おすぎむら昆の映画レビュー「あんなま」

鑑賞した映画に対して個人的な感想を書いていきます。

『ロングレッグス (2024)』【55/100点: 10年に一度の怖い映画、ではない】

猟奇連続殺人事件を調査を行う新人FBI捜査官と、連続殺人犯“ロングレッグス”の攻防を描いたサイコスリラー。タイトルロールである悪役“ロングレッグス”を脂っこい演技に定評があるニコラス・ケイジが、もはや誰だか分からないような特殊メイクで演じています。新人FBI捜査官のリーを演じるのは、『イット・フォローズ』など、通好みのサスペンスやホラーでお馴染みのマイカ・モンロー

尚、監督のオズグッド・パーキンスってワタクシ誰だか知らなかったんですが、なんと『サイコ』のノーマン・ベイツ役として知られるアンソニー・パーキンスの息子さんだとか。オズ監督自身の子供のころの家庭環境が反映されているとかなんとか、っていう部分もあるそうで、ニコラス・ケイジの脂っこい演技もあり、『サイコ』よろしく、終始作品の雰囲気は不気味です。展開がもうちょっと面白ければ良かったのに、と思ってしまうちょっと勿体ない映画でした。

≪ネタバレちょっとあり≫

お話

1990年代のオレゴン州。FBIの新人捜査官リー・ハーカーは、上司から未解決連続殺人事件の捜査を任される。10の事件に共通しているのは、父親が家族を殺害した末に自殺していること。そしてすべての犯行現場に、暗号を使って記された「ロングレッグス」という署名入りの手紙が残されていた。謎めいた手がかりをもとに、少しずつ事件の真相に近づいていくリーだったが……。(映画.comより)

「10年に一度」は言い過ぎ

話としては、未解決の一家連続殺人事件を追うFBI捜査官リーが、それぞれの事件の共通点として「父親が妻子を殺害し自殺する」という事件内容があり、そんな中、捜査線上に連続殺人犯“ロングレッグス”と呼ばれる中年男性が浮かび上がります。“ロングレッグス”の操作を進めると、リー自身にも関係する恐るべき真実が発覚し…という内容。

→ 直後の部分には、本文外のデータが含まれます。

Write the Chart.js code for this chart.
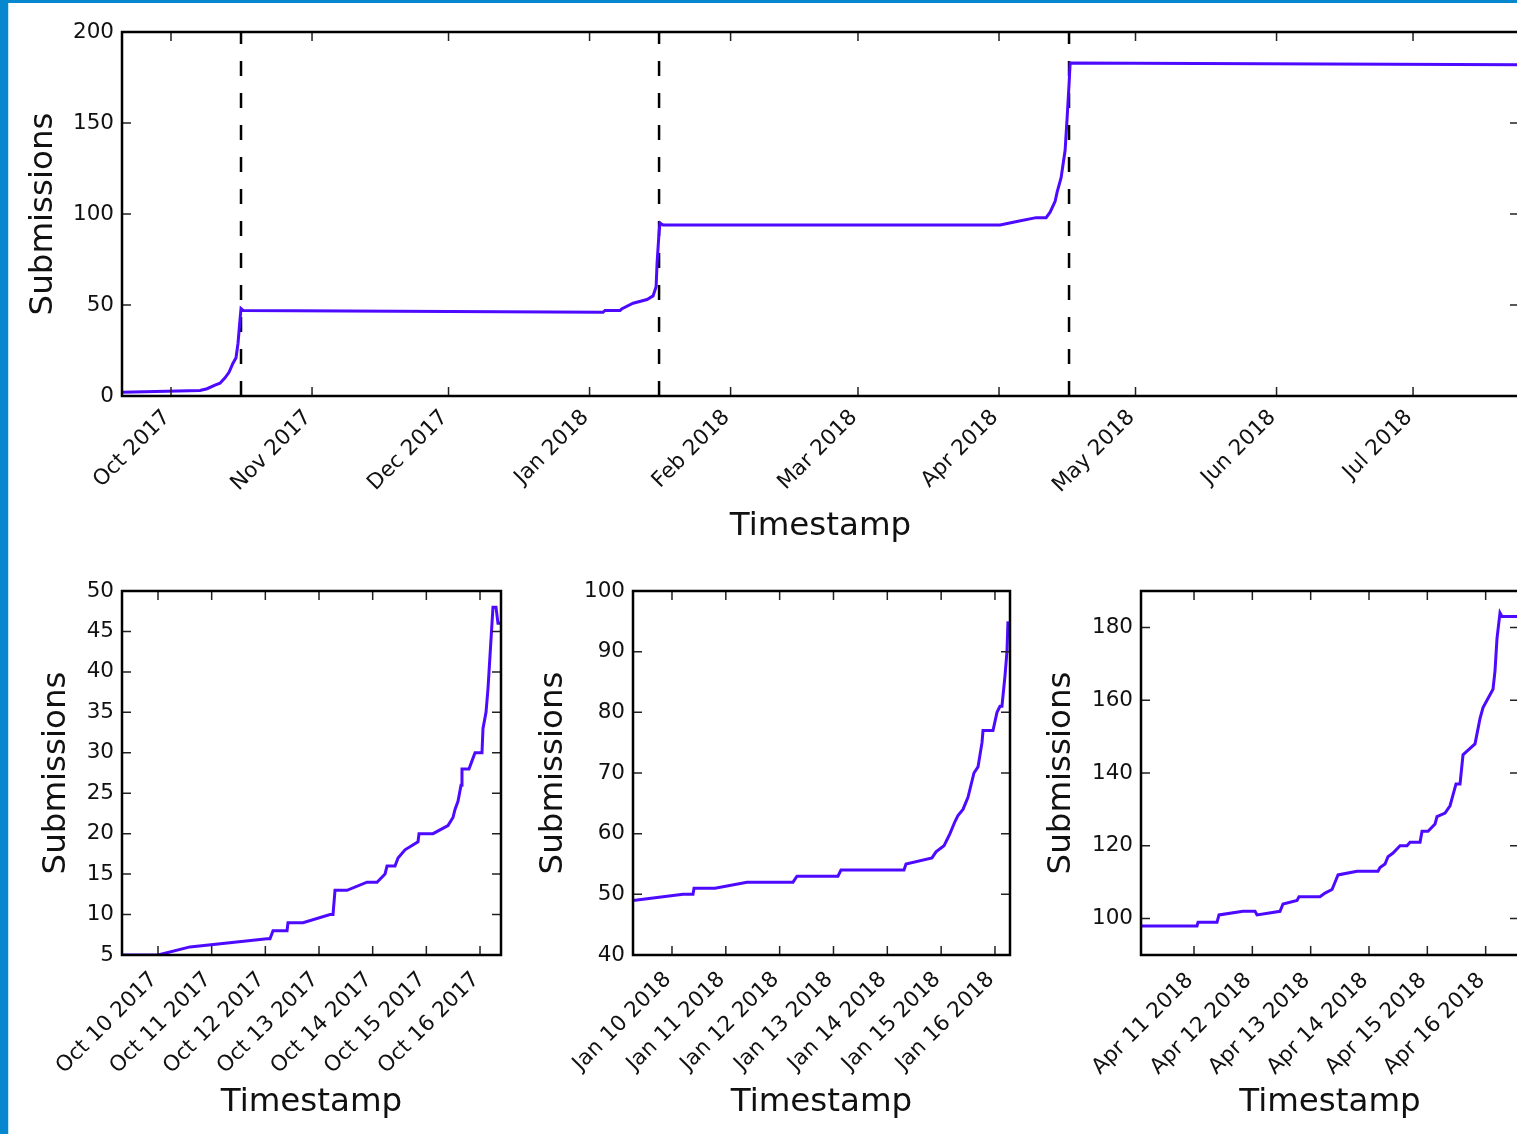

北米では「10年に一度の怖い映画」として宣伝されたそうで、日本公開の際も予告編やチラシなどでその文言が踏襲されているのですが、まあぶっちゃけ全然怖くありません。本作の内容として、北米ホラーによくある異教徒要素が入ってくるので、当然ながら大多数の人が神道と仏教のチャンポン国家の人間として生きている(ワタクシ然り!)人には何にも響いてこない「怖さ」なワケです。実際、異教徒要素的な話なら、本作の何倍も薄気味悪かった『ヘレディタリー』の方が怖かったですし、それと比べてもいまいちパンチの効かない演出は眠気を誘いました。

欧米ホラーっぽくないけど、話は割と強引

北米ホラー的なジャンプスケアも少なめで、お上品な雰囲気の映画ではあるものの、そんな良くも悪くも雰囲気に全振りした演出のおかげもあり、何度か「結局なんもないんかい」というツッコミをしそうな感覚もありました。ミステリー的な内容も、序盤は「どうなるんだろう」と興味が沸く話だったものの、真相が見え始めてからは割と強引な話に。まあホラー映画・スリラー映画で話が強引じゃない作品ってあんまりないので、ここら辺は許容範囲でもあるんですが。

真っ白ニコラス(笑)

とはいえ、山海塾ばりに真っ白で、加えて特殊メイクでもはや別人という、要は“声だけ”ニコラス・ケイジが演じる“ロングレッグス”はなかなか強烈で、初見からあたおか感を感じる登場の仕方はニコラス・ケイジの面目躍如と言ったところ。薄幸で不眠症っぽいFBI捜査官を演じるマイカ・モンローから漂うヘビーでダウナーな雰囲気も最高で、こういうスリラー映画ではあんまり見ない武闘派な雰囲気も少し内包しているヒロインぶりもなかなか面白かったです。

そんなワケで、なんかもうちょっと盛り上がりだったり、人怖感だったり、そういうのが欲しかったものの、あんまりそこら辺の要素がない、良くも悪くも手堅いスリラー映画でした。とはいえ、雰囲気の演出は結構秀逸だったので、そこら辺は見ごたえはありましたが。オズ監督の次回作はスティーブン・キングの短編小説『猿とシンバル (The Monkey)』を映画化した内容だそうで、それはそれで興味があるので、公開したら観に行ってみたいですね。